In 1970 Harlem, a Puerto Rican liberationist group called the Young Lords occupied a church that refused to serve the neighborhood, with the story of Jesus driving out the money changers on their lips. New York State Chairman Felipe Luciano gave a speech to the church’s congregants who remained after the Young Lords interrupted the service, responding to their frustrations with how the church conducted itself by saying, “Man, [Jesus] didn’t have as much patience as the Young Lords are having. He actually went into a church and beat them! And you talk about us being violent! He told them, get out of here you moneylenders, you are filth! All you are thinking of is filthy lucre, you are not thinking about the spirit of the Law.”

The group wasn’t an overtly religious body. (Though they did claim that “if Christ were alive today, he’d be a Young Lord.”) But their choice of scripture is hard to argue with. In response to people refusing to address the needs of the exploited, both Jesus and the Young Lords disrupted the system and caused great anger. But at least the Young Lords weren’t pulling out whips! 

The group knew that Jesus stories had been weaponized against the oppressed. That’s why their minister of information, Pablo Yoruba Guzman, said, “They teach only the parts of the Bible that will mollify the people, keep them down, you know, turn the other cheek, be cool, be humble, slow up, wait. They don’t show you the parts like when things were going bad in the temple, Christ went in and threw them out and he wasn’t nonviolent – he was a pretty violent cat when he had to be.”

Art

“My House is a House of Prayer” by Ade Bethune

Image description: “My House is a House of Prayer” by Ade Bethune. The image shows a the outline of Jesus holding a whip over his head, directed at two men scrambling away. In the background, the arches of the temple read: My House is a House of Prayer. You have made it a den of thieves.”

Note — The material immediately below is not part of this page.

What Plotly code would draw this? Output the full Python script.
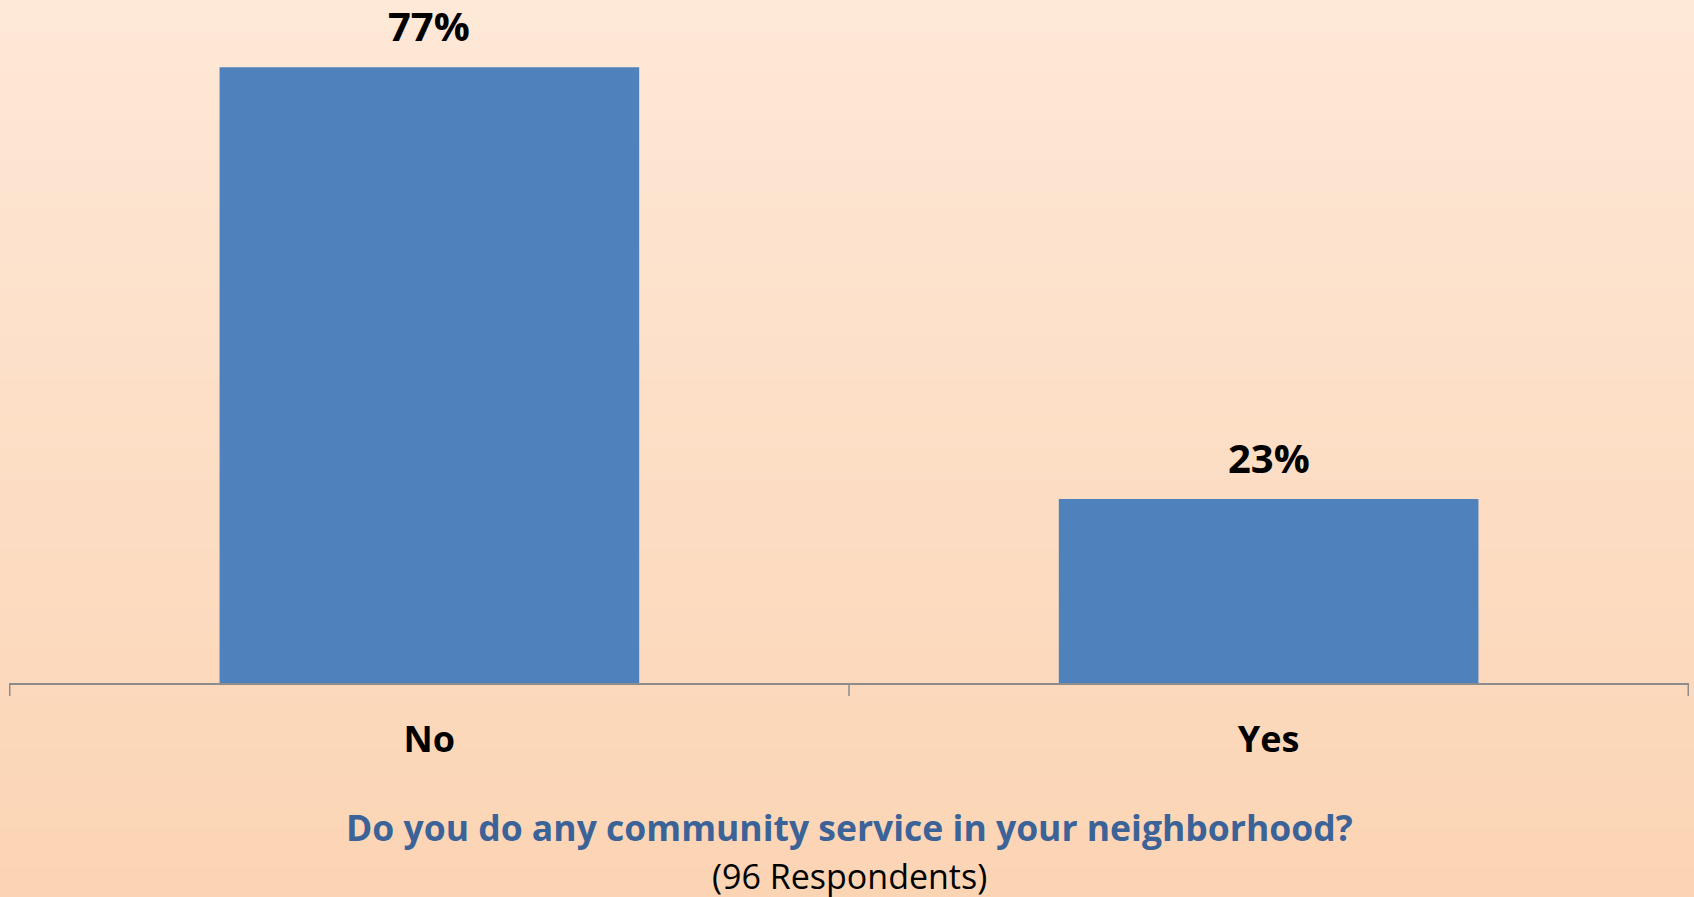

Ade Bethune’s rendition of Jesus driving out the moneylenders with a whip fascinates me, as someone committed to nonviolence. Here we have one of the main artists of the Catholic Worker, a community of communities witnessing to nonviolence, depicting a Christ attacking people with a weapon. The capitalists flee in fear while he chases them with anger in his face. I look at Bethune’s creation and ask: How does this push and enrich our understanding of what gospel nonviolence means, especially in light of why Jesus is attacking? What does it mean that even those committed to nonviolence find this story edifying? And what does Jesus’s action suggest about the kind of prayer that is needed amid systemic evil?